Wednesday, February 02, 2011

I got to see

Circle Mirror Transformation last week at South Coast Rep before it closed. It has gotten plenty of press and attention, and I've already written about Annie Baker a few times on this page. That makes it relevant to my readers and myself, of course, but I've hesitated writing about the performance, in part because it was closing, but also because, well, I don't know why exactly. Something made me want to leave it alone.

The first thing that strikes me about the play is how it seems to resonate with some of the more substantive writing I've done on this page over the past couple of years. I don't exactly know if avant-garde is the right way to describe Baker's writing (possibly The Aliens more than Circle Mirror Transformation), but one of the pleasures of CMT is how well she manages to sneak story into what is seemingly a play where very little happens from a dramatic perspective. Of course, a lot of big things happen, which is why the ending appears to have an emotional climax (I'm thinking of the last counting game, for those who've seen or read it), even when there's not a traditional dramatic build.

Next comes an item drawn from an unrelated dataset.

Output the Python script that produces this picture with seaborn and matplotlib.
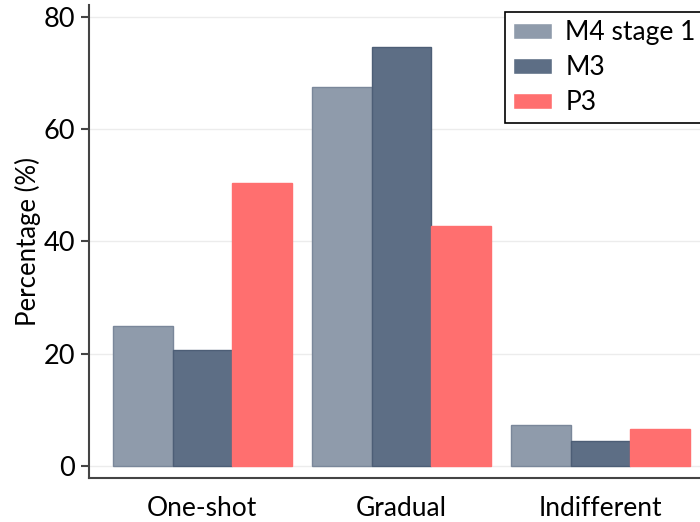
import matplotlib
matplotlib.use("Agg")
import matplotlib.pyplot as plt
import seaborn as sns
import pandas as pd

categories = ["One-shot", "Gradual", "Indifferent"]
series = ["M4 stage 1", "M3", "P3"]
m4_stage1 = [25.0, 67.6, 7.3]
m3 = [20.6, 74.7, 4.5]
p3 = [50.4, 42.8, 6.6]

colors = ["#8f9bab", "#5d6e85", "#ff6f6f"]
edges = ["#7a879a", "#4d5e76", "#ff6f6f"]

rows = []
for s, vals in zip(series, [m4_stage1, m3, p3]):
    for c, v in zip(categories, vals):
        rows.append({"category": c, "series": s, "value": v})
df = pd.DataFrame(rows)

sns.set_theme(style="white")
plt.rcParams["font.family"] = ["Lato", "DejaVu Sans"]
plt.rcParams["text.color"] = "black"
plt.rcParams["axes.labelcolor"] = "black"

fig = plt.figure(figsize=(7.0, 5.22), dpi=100)
ax = fig.add_axes([0.127, 0.0843, 0.873, 0.9057])

sns.barplot(data=df, x="category", y="value", hue="series", order=categories,
            hue_order=series, palette=colors, width=0.9, saturation=1,
            errorbar=None, ax=ax, zorder=3)

n = len(categories)
for i, patch in enumerate(ax.patches[: n * len(series)]):
    patch.set_edgecolor(edges[i // n])
    patch.set_linewidth(1.0)

ax.set_xlim(-0.57, 2.5)
ax.set_ylim(-2.14, 82.1)
ax.set_yticks([0, 20, 40, 60, 80])
ax.yaxis.grid(True, color="#ececec", linewidth=1.0, zorder=0)
ax.set_axisbelow(True)

ax.set_xticks([0, 1, 2])
ax.set_xticklabels(categories)
ax.set_xticks([-0.5, 0.5, 1.5, 2.5], minor=True)
ax.tick_params(axis="x", which="major", length=0, pad=13, labelsize=19, labelcolor="black")
ax.tick_params(axis="x", which="minor", length=6, width=1.5, color="#444444", direction="out")
ax.tick_params(axis="y", which="major", length=6, width=1.5, color="#444444",
               direction="out", left=True, labelsize=19.5, pad=4, labelcolor="black")

for side in ["top", "right"]:
    ax.spines[side].set_visible(False)
for side in ["left", "bottom"]:
    ax.spines[side].set_color("#444444")
    ax.spines[side].set_linewidth(1.5)

ax.set_xlabel("")
ax.set_ylabel("Percentage (%)", fontsize=18.5, labelpad=2, color="black")

leg = ax.legend(loc="upper right", bbox_to_anchor=(1.006, 0.985), fontsize=19,
                frameon=True, fancybox=False, edgecolor="black", framealpha=1,
                handlelength=1.5, handleheight=0.6, borderpad=0.3,
                labelspacing=0.38, handletextpad=0.5, borderaxespad=0.0)
leg.get_frame().set_linewidth(1.2)
for t in leg.get_texts():
    t.set_color("black")

fig.savefig("out.png", dpi=100)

And although there's not a traditional dramatic build (and trust me, there really isn't), there is no shortage of formalism at work, particularly with regard to repetition. There's almost a musical quality in the way motifs (the games) are introduced, interrupted, extended, then finally completed in the climax. It's thoughtfully, artfully structured, regardless of how unfamiliar its structure might feel to those used to the conventions of the well-made play.

And as I've pointed out about Baker in the past, it turns to realism to innovate the form and create something that does feel experimental. I really don't think it is. If it were truly experimental, I don't think it would be performed at South Coast Rep, or any other of the dozens of theaters that are going to do the play this year. I do think it's innovative, and I admire it for that reason, but this is not a wildly divergent piece of theater. This is not something that smashes the rules with a hammer and redefines the performer/audience relationship. It may challenge, or even frustrate expectations, but it's working within timeworn traditions here. None of this is a criticism of the work or the theaters that perform it. If anything it's a criticism of any audience (or critic) that would reject it as something too foreign to their experience of what a play is to attempt to engage with it.

I wouldn't say that was a problem on the performance I attended. The audience seemed to respond well enough to it. There was laughter and even a gasp or two. I did have a guy sleeping next to me, but that's not so much rejection as passivity. Or sleepiness. I get sleepy too in plays. Good ones, even.

All that said, the play does raise a lot of questions for me, but I guess these arise as much out of the specifics of this play as they do out of a curiosity about the artist's impulse. I don't really know why Baker's chosen to give the audience such minimalism (I don't know if that's an apt description but I'm going with it). It does seem at least in part due to a pleasure in upending audience expectations, or at least a personal pleasure in moments that do so (in a recent LATimes feature, she descibes a long beat with an empty stage as one of her favorite moments in the whole play with no explanation). Is that the whole point? And if so, is it short-sighted of me to find that unsatisfying?

Perhaps. But then I don't really believe that the play is merely an exercise in style and formalism. If it were, Baker wouldn't bother to let us in on so much of the characters' emotional lives. I don't think the events of the play point with great directness and clarity to its ending, however strange and moving it might be. Okay, maybe they do a little, but if so, there's no great revelatory catharsis to the moment. Then that's something I don't think Baker's interested in giving to the audience either. What she does give is a visceral allusion to what might be the most popular "experimental" play in American Theater, Our Town. That seems appropriate on a couple of levels.

I think I've figured out why I didn't want to write about it after I saw it. It seems a puzzle to me, and one that I'm not sure wants to be finished.

2 comments:

Mike Mariano said...

Sorry for a super-late comment, but I think you're giving too much credit to Baker for character development.

When watching the Playwrights Horizons production of the play in 2009, I tried in vain to find anything about the characters that was more than just a direct response to one of the play's painful situations. Baker created her wounds and betrayals first and her characters second, and I found that extremely upsetting.

As for an ending? It ended simply because summer classes were over. The play itself (at least as staged by Sam Gold) used short scenes punctuated by complete blackouts. I wasn't sure that scenes were happening on the same day or in chronological order until the second week. The play became an endless series of small crimes that made me feel suffocated.

I really think Circle Mirror Transformation is an actively abhorrent, evil play. It wants us to laugh at its characters as they shake beehives and cry with them as they get stung, no matter how empty or implausible the setup. I can't respect a play that asks so much of its actors and its audience and gives so little in return.

Kyle said...

Thanks for the comment, Mike. I stand by my writing on the play, adding only that, whatever the show's weaknesses might be, I don't have much use for the word "evil," and even less in bold font.